Getting a Good Bont Boot Fit: Models, Widths, Blisters and Care

Written for OurSkates. Reviewed and verified by Vincent Henry, 50x British National Champion and FISS Level 3 coach. Last updated July 2026.

A race boot does its job by holding your foot completely still. Every question in this guide, from model choice to blisters, comes back to that one idea: movement inside the boot is lost power at best and torn skin at worst.

Vaypor, Eclipse or Jet?

The three inline models solve the same problem at three price points. The Vaypor is the flagship: all carbon including uni-directional carbon for the lowest weight, plus the premium touches like the TPU bumper, zips and longer lace covers. The Eclipse keeps carbon stiffness very close to the Vaypor without those extras, which makes it the value pick for serious racers. The Jet blends fibreglass and carbon in the base, so it is heavier than the two above it, but it remains fully heat mouldable and lighter than many rival top-end boots. If you are new to the sport, you will not feel the difference, and the Jet is where most skaters should start. One warning that saves expensive mistakes: long track, short track and inline boots are built differently in height, stiffness and mounting, so never buy a long track boot for inline use.

Size first, width second

Bont sizing bears no relation to your trainer size, for reasons explained in our sizing guide: measure your feet in millimetres and work from there. If your width falls outside the standard fit, narrow, wide and double wide fittings exist across the Vaypor, Slipstream, Super Jet and Jet, but not the Semi-Race III. These are built to order as semi custom boots on a 6 to 8 week lead time.

Buying for children

Never simply size up, because an oversized boot lets the ankle move, and a moving ankle means blisters now and injuries later. Our room for growth option takes the correct size for the foot today and adds a few millimetres for the months ahead, keeping the heel locked while leaving space to grow into.

Orthotics

Three routes. We can build your orthotic into the boot permanently, or build it in removable, either for £30 on top of any boot; you post the orthotic to us. Or, on a full custom order, stand on the orthotic under a layer of plastic while moulding your feet with Bont Sox, and it becomes part of the foot mould at no extra cost.

Pain and blisters

New boot pinching? Heat mould it first, always, and consider EZeefit booties while it beds in. Persistent ankle blisters have two usual causes. The first is fit: too big is as bad as too tight. The second is technique: pushing through the toes rather than the heel makes the ankle shift inside the boot on every stride, and the friction does the rest. Let the skin heal, then retrain the push: toes light, drive sideways through the heel, and get someone to film you, because you cannot feel what you can see.
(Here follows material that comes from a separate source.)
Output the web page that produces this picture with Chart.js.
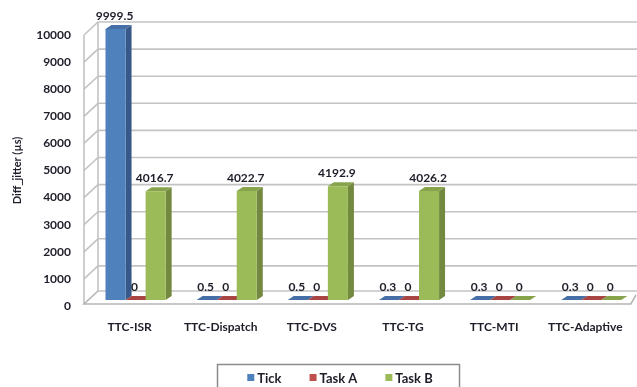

If heel blisters persist after the technique work, the Rip Jaws boot stretcher can relieve the specific spot.

Making boots last

Dry them in the shade, never in the sun, because sweat and heat both attack the liner. Never leave skates in a hot car: the same thermoplastics that let us mould the boot to your foot will happily mould it to the parcel shelf. And go gently on the mounting bolts, since stripped nuts end training days.